### [PROBLEM REQUIREMENTS]
Starting at the first line of the data, please print exactly those lines through the one that holds "5.94, 5.99, 7.09];", omitting every picture.

--------------------------------------------------

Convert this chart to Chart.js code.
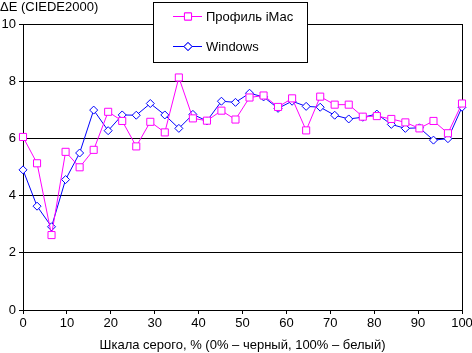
<!DOCTYPE html>
<html>
<head>
<meta charset="utf-8">
<script src="https://cdn.jsdelivr.net/npm/chart.js@4.4.1/dist/chart.umd.min.js"></script>
<style>
    html, body { margin: 0; padding: 0; background: #fff; }
    #wrap { width: 472px; height: 353px; position: relative; }
</style>
</head>
<body>
<div id="wrap">
    <canvas id="grayChart"></canvas>
</div>

<script>
    // Gray levels, % (0% - black, 100% - white)
    const grayLevels = [0, 3.2, 6.5, 9.7, 12.9, 16.1, 19.4, 22.6, 25.8, 29.0, 32.3, 35.5, 38.7, 41.9, 45.2, 48.4,
        51.6, 54.8, 58.1, 61.3, 64.5, 67.7, 71.0, 74.2, 77.4, 80.6, 83.9, 87.1, 90.3, 93.5, 96.8, 100];

    // dE (CIEDE2000)
    const imacProfile = [6.05, 5.13, 2.62, 5.53, 4.99, 5.60, 6.93, 6.61, 5.72, 6.58, 6.21, 8.13, 6.70, 6.62, 6.97, 6.66,
        7.43, 7.50, 7.10, 7.40, 6.28, 7.46, 7.18, 7.18, 6.76, 6.78, 6.68, 6.56, 6.35, 6.61, 6.18, 7.22];
    const windowsValues = [4.90, 3.63, 2.91, 4.56, 5.49, 6.99, 6.27, 6.82, 6.81, 7.22, 6.82, 6.35, 6.84, 6.61, 7.30, 7.26,
        7.58, 7.45, 7.05, 7.30, 7.12, 7.09, 6.81, 6.68, 6.74, 6.85, 6.49, 6.35, 6.37, 5.94, 5.99, 7.09];

    const seriesNames = ["Профиль iMac", "Windows"];
    const yTitle = "ΔE (CIEDE2000)";
    const xTitle = "Шкала серого, % (0% – черный, 100% – белый)";

    const FONT = "Arial, 'Liberation Sans', sans-serif";

    function toPoints(values) {
        return values.map((v, i) => ({ x: grayLevels[i], y: v }));
    }

    // Title above the axis + boxed legend inside the plot
    const overlayPlugin = {
        id: "overlay",
        afterDraw(chart) {
            const ctx = chart.ctx;
            ctx.save();
            ctx.fillStyle = "#000";
            ctx.font = "13px " + FONT;
            ctx.textAlign = "left";
            ctx.textBaseline = "alphabetic";
            ctx.fillText(yTitle, 0, 11);

            // legend box
            ctx.fillStyle = "#fff";
            ctx.fillRect(153.5, 2.5, 154, 60);
            ctx.strokeStyle = "#000";
            ctx.lineWidth = 1;
            ctx.strokeRect(153.5, 2.5, 154, 60);

            const rows = [16, 46];
            chart.data.datasets.forEach((ds, i) => {
                const y = rows[i] + 0.5;
                ctx.strokeStyle = ds.borderColor;
                ctx.beginPath();
                ctx.moveTo(173, y);
                ctx.lineTo(202, y);
                ctx.stroke();
                Chart.helpers.drawPoint(ctx, {
                    pointStyle: ds.pointStyle,
                    radius: ds.pointRadius,
                    borderWidth: 1
                }, 188, y);
                ctx.fillStyle = "#fff";
                ctx.fill();
                ctx.stroke();
                ctx.fillStyle = "#000";
                ctx.textBaseline = "middle";
                ctx.fillText(ds.label, 206, y + 1);
            });
            ctx.restore();
        }
    };

    new Chart(document.getElementById("grayChart"), {
        type: "line",
        data: {
            datasets: [{
                label: seriesNames[0],
                data: toPoints(imacProfile),
                borderColor: "#ff00ff",
                borderWidth: 1,
                pointStyle: "rect",
                pointRadius: 5,
                pointBorderWidth: 1,
                pointBackgroundColor: "#fff",
                pointBorderColor: "#ff00ff",
                tension: 0,
                clip: false
            }, {
                label: seriesNames[1],
                data: toPoints(windowsValues),
                borderColor: "#0000ff",
                borderWidth: 1,
                pointStyle: "rectRot",
                pointRadius: 4,
                pointBorderWidth: 1,
                pointBackgroundColor: "#fff",
                pointBorderColor: "#0000ff",
                tension: 0,
                clip: false
            }]
        },
        options: {
            responsive: true,
            maintainAspectRatio: false,
            animation: false,
            layout: { padding: { top: 24, right: 10, left: 0, bottom: 0 } },
            plugins: {
                legend: { display: false },
                tooltip: { enabled: false }
            },
            scales: {
                x: {
                    type: "linear",
                    min: 0,
                    max: 100,
                    ticks: { stepSize: 10, color: "#000", font: { family: FONT, size: 13 }, padding: 2, maxRotation: 0 },
                    grid: { drawOnChartArea: false, drawTicks: true, tickLength: 4, color: "#000" },
                    border: { display: true, color: "#000" },
                    title: {
                        display: true,
                        text: xTitle,
                        color: "#000",
                        font: { family: FONT, size: 13 },
                        padding: { top: 0, bottom: 0 }
                    },
                    afterFit: s => {
                        s.height = 43;
                        s.paddingLeft = 0;
                        s.paddingRight = 0;
                    }
                },
                y: {
                    min: 0,
                    max: 10,
                    ticks: { stepSize: 2, color: "#000", font: { family: FONT, size: 13 }, padding: 3 },
                    grid: { color: "#000", tickLength: 4 },
                    border: { display: true, color: "#000" },
                    afterFit: s => { s.width = 23; }
                },
                y2: {
                    position: "right",
                    min: 0,
                    max: 10,
                    ticks: { display: false },
                    grid: { display: false },
                    border: { display: true, color: "#000" },
                    afterFit: s => { s.width = 0; }
                }
            }
        },
        plugins: [overlayPlugin]
    });
</script>
</body>
</html>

--------------------------------------------------

### [RESULT OF THE EXERCISE]
Convert this chart to Chart.js code.
<!DOCTYPE html>
<html>
<head>
<meta charset="utf-8">
<script src="https://cdn.jsdelivr.net/npm/chart.js@4.4.1/dist/chart.umd.min.js"></script>
<style>
    html, body { margin: 0; padding: 0; background: #fff; }
    #wrap { width: 472px; height: 353px; position: relative; }
</style>
</head>
<body>
<div id="wrap">
    <canvas id="grayChart"></canvas>
</div>

<script>
    // Gray levels, % (0% - black, 100% - white)
    const grayLevels = [0, 3.2, 6.5, 9.7, 12.9, 16.1, 19.4, 22.6, 25.8, 29.0, 32.3, 35.5, 38.7, 41.9, 45.2, 48.4,
        51.6, 54.8, 58.1, 61.3, 64.5, 67.7, 71.0, 74.2, 77.4, 80.6, 83.9, 87.1, 90.3, 93.5, 96.8, 100];

    // dE (CIEDE2000)
    const imacProfile = [6.05, 5.13, 2.62, 5.53, 4.99, 5.60, 6.93, 6.61, 5.72, 6.58, 6.21, 8.13, 6.70, 6.62, 6.97, 6.66,
        7.43, 7.50, 7.10, 7.40, 6.28, 7.46, 7.18, 7.18, 6.76, 6.78, 6.68, 6.56, 6.35, 6.61, 6.18, 7.22];
    const windowsValues = [4.90, 3.63, 2.91, 4.56, 5.49, 6.99, 6.27, 6.82, 6.81, 7.22, 6.82, 6.35, 6.84, 6.61, 7.30, 7.26,
        7.58, 7.45, 7.05, 7.30, 7.12, 7.09, 6.81, 6.68, 6.74, 6.85, 6.49, 6.35, 6.37, 5.94, 5.99, 7.09];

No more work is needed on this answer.